Question: How do you find the value of \[{\sin ^{ - 1}}(\dfrac{3}{5})\]?...

Question

How do you find the value of ${\sin ^{ - 1}}(\dfrac{3}{5})$ ?

Answer 1

Solution

We will use the trigonometric identity ${\cos ^2} + {\sin ^2} = 1$ . We will use the Pythagoras theorem here, i.e. $\sin \theta = \dfrac{P}{H}$ and $\cos \theta = \dfrac{B}{H}$ where $P$ means perpendicular, B is base and H means hypotenuse. The inverse of sin function is denoted by Arcsine or ${\sin ^{ - 1}}$

Complete step by step answer:
Let, ${\sin ^{ - 1}}(\dfrac{3}{5}) = \theta$
$\Rightarrow \sin \theta = \dfrac{3}{5}$

So the value of $\theta$ will be $\dfrac{{ - \pi }}{2} \leqslant \theta \leqslant \dfrac{\pi }{2}$
Since, we know that, $\cos \theta = \dfrac{B}{H}$
where $B$ is the base and H is the hypotenuse.
From the above diagram, the value of cos will be,
$\cos \theta = \dfrac{4}{5}$

Another method to solve this is by using trigonometry identity.
$\sin \theta = \dfrac{3}{5}$
So, apply the trigonometry identity here i.e.
${\cos ^2}\theta = 1 - {\sin ^2}\theta$
Taking square root on both the sides, we get,
$\Rightarrow \cos \theta = \sqrt {1 - {{\sin }^2}\theta }$
Substituting the value, we get,
$\Rightarrow \cos \theta = \sqrt {1 - {{(\dfrac{3}{5})}^2}}$
Removing the brackets, we get,
$\Rightarrow \cos \theta = \sqrt {1 - \dfrac{9}{{25}}}$
Simplify the above equation, we get,
$\Rightarrow \cos \theta = \sqrt {\dfrac{{25 - 9}}{{25}}}$
$\Rightarrow \cos \theta = \sqrt {\dfrac{{16}}{{25}}}$
$\Rightarrow \cos \theta = \sqrt {{{(\dfrac{4}{5})}^2}}$
$\therefore \cos \theta = \dfrac{4}{5}$

Note: The expression ${\sin ^{ - 1}}(x)$ is not the same as $\dfrac{1}{{\sin (x)}}$ . In other words, $- 1$ is not an exponent.
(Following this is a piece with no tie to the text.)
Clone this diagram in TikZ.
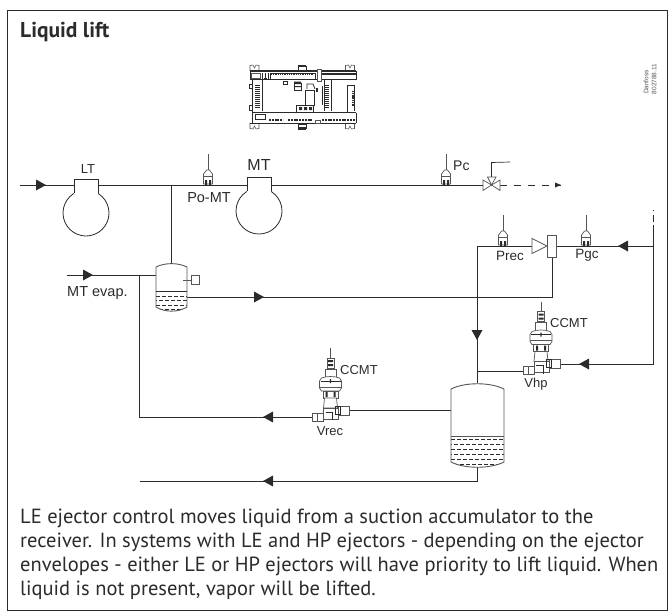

Instead, it simply means inverse function. The trigonometric functions sinx, cosx and tanx can be used to find an unknown side length of a right triangle, if one side length and an angle measure are known. The inverse trigonometric functions ${\sin ^{ - 1}}x,{\cos ^{^{ - 1}}}x,{\tan ^{ - 1}}x$ , are used to find the unknown measure of an angle of a right triangle when two side lengths are known. Pythagoras’ Theorem describes the mathematical relationship between three sides of a right-angled triangle. Trigonometry is a field of study in mathematics which observes the relationships of the sides and angles of triangles. The symbol $\theta$ is used to describe an unknown angle. These functions are defined as the ratios of the different sides of a triangle.